Let's say you're pumping water through that pipe. At certain flow the pipe will provide a certain back pressure and the only way to change that back pressure if to change flow. Higher flow will provide higher back pressure and vice versa. Now, if you want to pump oil through that same pipe and at the same flow, the back pressure will be higher than water because the oil is more viscous, but if you drop the flow, the back pressure will also drop, it has to because that's what the pipe sees. You cannot have lower flow with higher back pressure because that would mean that something else changed in the system, like the pump having not enough power to maintain flow.
I think you're confusing back pressure with pressure. Back pressure is like wind resistance, the faster you go (higher flow) the more drag (back pressure) the car will see. So if a compact car and an SUV go at the same speed, one will see less drag than the other, but simply looking at the drag (back pressure) will not tell you that the SUV is going slower. The SUV could see higher drag at a lower speed than the small compact, but that cannot be assumed by just looking at the drag value.

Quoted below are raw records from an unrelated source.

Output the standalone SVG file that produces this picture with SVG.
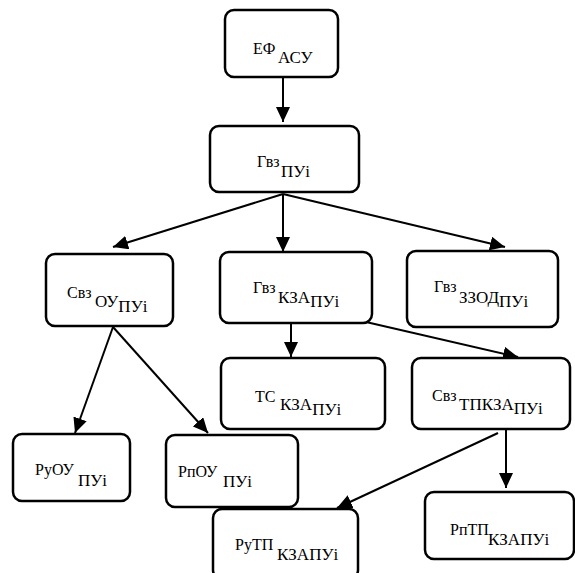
<svg xmlns="http://www.w3.org/2000/svg" width="575" height="573" viewBox="0 0 575 573">
<style>
.box{fill:#fff;stroke:#000;stroke-width:2.5}
text{font-family:"Liberation Serif","Times New Roman","DejaVu Serif",serif;font-size:16px;fill:#000}
.s{font-size:17px}
.c{stroke:#000;stroke-width:2;fill:none;marker-end:url(#ah)}
</style>
<defs>
<marker id="ah" markerUnits="userSpaceOnUse" markerWidth="16" markerHeight="14" refX="15" refY="7" orient="auto" viewBox="0 0 16 14">
<path d="M0,0 L15,7 L0,14 z" fill="#000"/>
</marker>
</defs>
<rect width="575" height="573" fill="#fff"/>
<g id="connectors">
<line class="c" x1="283" y1="77" x2="283" y2="122"/>
<line class="c" x1="283" y1="194" x2="113" y2="247"/>
<line class="c" x1="283" y1="194" x2="283" y2="252"/>
<line class="c" x1="283" y1="194" x2="505" y2="247"/>
<line class="c" x1="113" y1="327" x2="75" y2="433"/>
<line class="c" x1="113" y1="327" x2="208" y2="433"/>
<line class="c" x1="291" y1="323" x2="291" y2="357"/>
<line class="c" x1="366" y1="322" x2="518" y2="357"/>
<line class="c" x1="506" y1="429" x2="506" y2="488"/>
<line class="c" x1="498" y1="433" x2="337" y2="508"/>
</g>
<g id="n-efasu">
<rect class="box" x="225" y="10" width="113" height="67" rx="9"/>
<text x="253" y="54">ЕФ<tspan class="s" x="278" y="63">АСУ</tspan></text>
</g>
<g id="n-gvz-pui">
<rect class="box" x="210" y="126" width="149" height="66" rx="9"/>
<text x="257" y="167">Гвз<tspan class="s" x="281" y="177">ПУі</tspan></text>
</g>
<g id="n-svz-ou">
<rect class="box" x="46" y="254" width="127" height="72" rx="9"/>
<text x="67" y="298">Свз<tspan class="s" x="95" y="307">ОУ</tspan><tspan class="s" y="312">ПУі</tspan></text>
</g>
<g id="n-gvz-kza">
<rect class="box" x="220" y="252" width="152" height="71" rx="9"/>
<text x="253" y="293">Гвз<tspan class="s" x="278" y="303">КЗА</tspan><tspan class="s" y="307">ПУі</tspan></text>
</g>
<g id="n-gvz-zzod">
<rect class="box" x="407" y="251" width="151" height="76" rx="9"/>
<text x="434" y="292">Гвз<tspan class="s" x="459" y="303">ЗЗОД</tspan><tspan class="s" y="307">ПУі</tspan></text>
</g>
<g id="n-ts-kza">
<rect class="box" x="221" y="358" width="164" height="71" rx="9"/>
<text x="255" y="402">ТС<tspan class="s" x="280" y="410">КЗА</tspan><tspan class="s" y="415">ПУі</tspan></text>
</g>
<g id="n-svz-tpkza">
<rect class="box" x="412" y="358" width="158" height="71" rx="9"/>
<text x="432" y="401">Свз<tspan class="s" x="459" y="410">ТПКЗА</tspan><tspan class="s" y="414">ПУі</tspan></text>
</g>
<g id="n-ruou">
<rect class="box" x="13" y="434" width="117" height="67" rx="9"/>
<text x="35" y="475">РуОУ<tspan class="s" x="78" y="486">ПУі</tspan></text>
</g>
<g id="n-rpou">
<rect class="box" x="166" y="435" width="132" height="72" rx="9"/>
<text x="178" y="477">РпОУ<tspan class="s" x="223" y="487">ПУі</tspan></text>
</g>
<g id="n-rutp">
<rect class="box" x="213" y="509" width="145" height="70" rx="9"/>
<text x="235" y="550">РуТП<tspan class="s" x="277" y="560">КЗАПУі</tspan></text>
</g>
<g id="n-rptp">
<rect class="box" x="425" y="492" width="149" height="67" rx="9"/>
<text x="450" y="535">РпТП<tspan class="s" x="488" y="545">КЗАПУі</tspan></text>
</g>
</svg>
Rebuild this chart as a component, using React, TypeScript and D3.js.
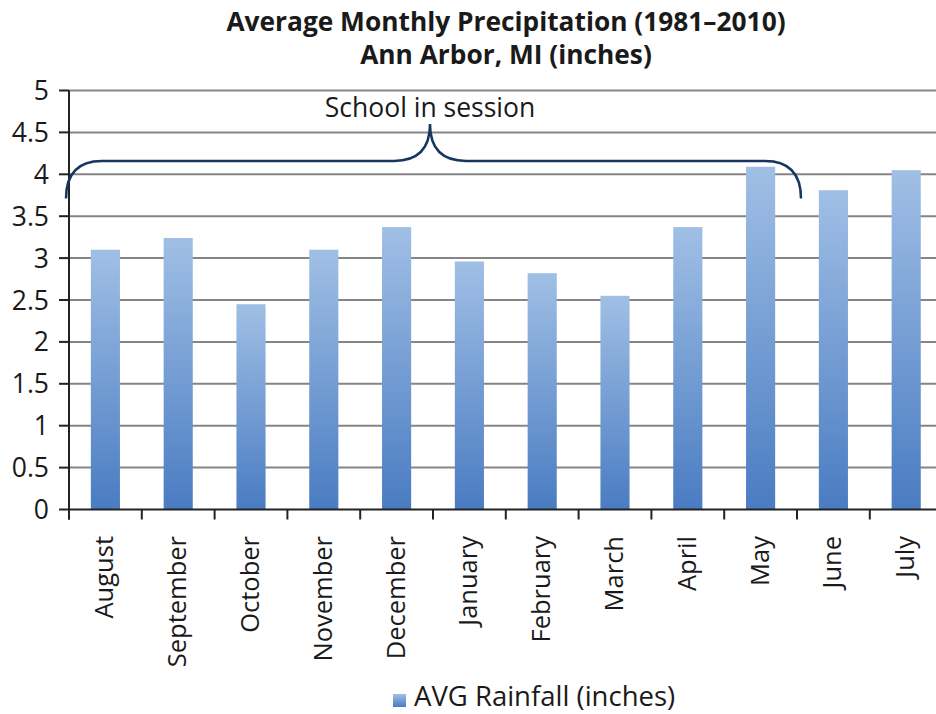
import React from "react";
import * as d3 from "d3";

const months = [
  "August", "September", "October", "November", "December", "January",
  "February", "March", "April", "May", "June", "July",
];
const rainfall = [3.1, 3.24, 2.45, 3.1, 3.37, 2.96, 2.82, 2.55, 3.37, 4.09, 3.81, 4.05];
const yTicks = [0, 0.5, 1, 1.5, 2, 2.5, 3, 3.5, 4, 4.5, 5];
const titleLines = ["Average Monthly Precipitation (1981–2010)", "Ann Arbor, MI (inches)"];
const seriesName = "AVG Rainfall (inches)";
const bracketLabel = "School in session";
// bracket spans from the start of the first month to the end of this one
const sessionEnd = "May";

const W = 936;
const H = 714;
const left = 69;
const bandW = 72.8;
const right = left + bandW * months.length;
const top = 90.5;
const bottom = 509.5;
const FONT = "'Open Sans', 'DejaVu Sans', sans-serif";

export default function App() {
  const x = d3.scaleBand<string>().domain(months).range([left, right]).paddingInner(0.6).paddingOuter(0.3);
  const y = d3.scaleLinear().domain([0, 5]).range([bottom, top]);
  const bandEdges = months.map((_, i) => left + i * bandW).concat([right]);

  // curly brace over the school months
  const bx0 = left - 3;
  const bx1 = left + (months.indexOf(sessionEnd) + 1) * bandW + 4;
  const mid = 430;
  const yLine = y(4.16);
  const yEnd = y(3.71);
  const yTip = y(4.6);
  const r = 36;
  const bracePath = [
    `M${bx0},${yEnd}`,
    `Q${bx0},${yLine} ${bx0 + r},${yLine}`,
    `L${mid - r},${yLine}`,
    `Q${mid},${yLine} ${mid},${yTip}`,
    `Q${mid},${yLine} ${mid + r},${yLine}`,
    `L${bx1 - r},${yLine}`,
    `Q${bx1},${yLine} ${bx1},${yEnd}`,
  ].join(" ");

  return (
    <svg width={W} height={H} style={{ position: "absolute", left: 0, top: 0, background: "#fff" }}>
      <defs>
        <linearGradient id="barFill" x1="0" y1="0" x2="0" y2="1">
          <stop offset="0%" stopColor="#a0bfe5" />
          <stop offset="100%" stopColor="#4a7cc2" />
        </linearGradient>
      </defs>

      {titleLines.map((t, i) => (
        <text key={t} x={506} y={31 + i * 33} textAnchor="middle" fontFamily={FONT}
          fontWeight="bold" fontSize={26.3} fill="#1a1a1a">{t}</text>
      ))}

      {yTicks.map((v) => (
        <g key={v}>
          {v > 0 && <line x1={left} x2={W} y1={y(v)} y2={y(v)} stroke="#858585" strokeWidth={2} />}
          <line x1={left - 10} x2={left} y1={y(v)} y2={y(v)} stroke="#222" strokeWidth={2} />
          <text x={49} y={y(v)} dy="0.36em" textAnchor="end" fontFamily={FONT} fontSize={26.5} fill="#1a1a1a">{v}</text>
        </g>
      ))}

      {months.map((m, i) => (
        <rect key={m} x={x(m)} width={x.bandwidth()} y={y(rainfall[i])}
          height={bottom - y(rainfall[i])} fill="url(#barFill)" />
      ))}

      <line x1={left} x2={W} y1={bottom} y2={bottom} stroke="#222" strokeWidth={2} />
      <line x1={left} x2={left} y1={top} y2={bottom + 10} stroke="#222" strokeWidth={2} />
      {bandEdges.map((e, i) => (
        <line key={i} x1={e} x2={e} y1={bottom} y2={bottom + 10} stroke="#222" strokeWidth={2} />
      ))}

      {months.map((m) => {
        const cx = (x(m) as number) + x.bandwidth() / 2 + 8;
        return (
          <text key={m} transform={`translate(${cx},536) rotate(-90)`} textAnchor="end"
            fontFamily={FONT} fontSize={25.5} fill="#1a1a1a">{m}</text>
        );
      })}

      <path d={bracePath} fill="none" stroke="#17365f" strokeWidth={2.5} />
      <text x={mid} y={117} textAnchor="middle" fontFamily={FONT} fontSize={26.5} fill="#1a1a1a">{bracketLabel}</text>

      <rect x={393} y={694} width={13} height={13} fill="url(#barFill)" />
      <text x={414} y={706} fontFamily={FONT} fontSize={27.5} fill="#1a1a1a">{seriesName}</text>
    </svg>
  );
}
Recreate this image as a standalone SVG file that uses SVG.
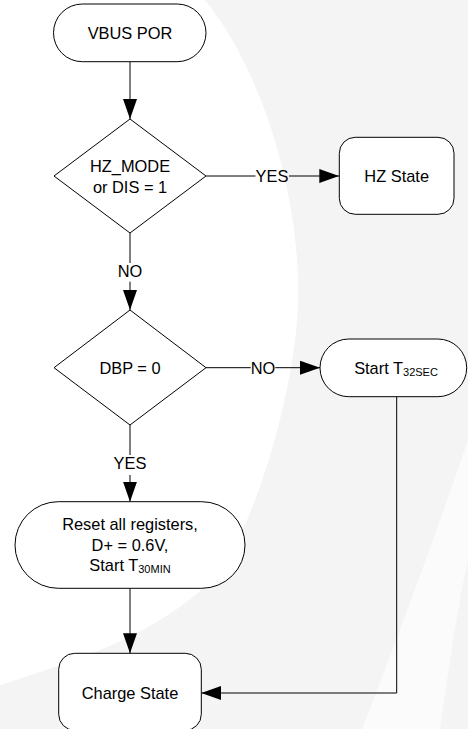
<svg xmlns="http://www.w3.org/2000/svg" width="468" height="729" viewBox="0 0 468 729">
<style>
.shape{fill:#fff;stroke:#000;stroke-width:1}
.line{fill:none;stroke:#000;stroke-width:1}
text{font-family:"Liberation Sans",Arial,sans-serif;font-size:16.4px;fill:#000;text-anchor:middle}
.sub{font-size:11px}
</style>
<defs>
<marker id="arr" markerUnits="userSpaceOnUse" viewBox="0 -7 20 14" refX="20" refY="0" markerWidth="20" markerHeight="14" orient="auto">
<path d="M0,-7 L20,0 L0,7 Z" fill="#000"/>
</marker>
</defs>
<rect width="468" height="729" fill="#fff"/>
<g id="watermark">
<path d="M205,0 C270,80 310,230 295,340 C285,420 255,520 220,570 C170,630 80,660 0,685 L0,729 L468,729 L468,0 Z" fill="#f4f4f4"/>
<path d="M468,440 Q420,580 362,729 L440,729 Q455,620 468,560 Z" fill="#fff" opacity="0.6"/>
</g>
<g id="connectors">
<path class="line" d="M130,61.7 V119" marker-end="url(#arr)"/>
<path class="line" d="M206,176 H255.5"/>
<path class="line" d="M289,176 H339.3" marker-end="url(#arr)"/>
<text x="272" y="182">YES</text>
<path class="line" d="M130,233 V263"/>
<path class="line" d="M130,281.7 V310" marker-end="url(#arr)"/>
<text x="130" y="277">NO</text>
<path class="line" d="M206,367.7 H250.7"/>
<path class="line" d="M275.3,367.7 H320" marker-end="url(#arr)"/>
<text x="263" y="373.5">NO</text>
<path class="line" d="M130,425 V455"/>
<path class="line" d="M130,475 V501.7" marker-end="url(#arr)"/>
<text x="130" y="469">YES</text>
<path class="line" d="M130,588.3 V653.3" marker-end="url(#arr)"/>
<path class="line" d="M396.7,396.7 V693 H201.3" marker-end="url(#arr)"/>
</g>
<g id="vbus-por">
<rect class="shape" x="53.5" y="4" width="152.5" height="57.7" rx="28.8"/>
<text x="130" y="39">VBUS POR</text>
</g>
<g id="decision-hz">
<path class="shape" d="M130,119 L206,176 L130,233 L54,176 Z"/>
<text x="130" y="172">HZ_MODE</text>
<text x="130" y="193">or DIS = 1</text>
</g>
<g id="hz-state">
<rect class="shape" x="339.3" y="137.3" width="114.7" height="77" rx="16"/>
<text x="396.7" y="182">HZ State</text>
</g>
<g id="decision-dbp">
<path class="shape" d="M130,310 L206,367.7 L130,425 L54,367.7 Z"/>
<text x="130" y="373.5">DBP = 0</text>
</g>
<g id="start-t32sec">
<rect class="shape" x="320" y="339" width="146.7" height="57.7" rx="28.8"/>
<text x="396" y="373.5">Start T<tspan class="sub" dy="2">32SEC</tspan></text>
</g>
<g id="reset">
<rect class="shape" x="15" y="501.7" width="230" height="86.6" rx="43.3"/>
<text x="130" y="530">Reset all registers,</text>
<text x="130" y="550.5">D+ = 0.6V,</text>
<text x="130" y="571">Start T<tspan class="sub" dy="2">30MIN</tspan></text>
</g>
<g id="charge-state">
<rect class="shape" x="58.7" y="653.3" width="142.6" height="77" rx="16"/>
<text x="130" y="699">Charge State</text>
</g>
</svg>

Yes GMorg is confusing the oil pump pressure and the back pressure that the an OP gauge measures.
Using your pipe analogy, the oil pump pressurizes the system or the pipe. At a given rpm the oil pump pressure is fixed regardless of the oil's viscosity. The fact that thicker oil results in more back pressure is measurement of the reduced oil flow. The thinking that the higher back pressure associated with pumping thicker oil will compensate fully and therefore flow at the same rate as lighter oil is simply not the case.
The oil grade comparison confirms this.
All testing was done below the oil pump by-pass point.
If we had the exact HTHSVs and VIs of the oils tested and not just the oil grades the differences between the light oils and heaviers oil would be more linear.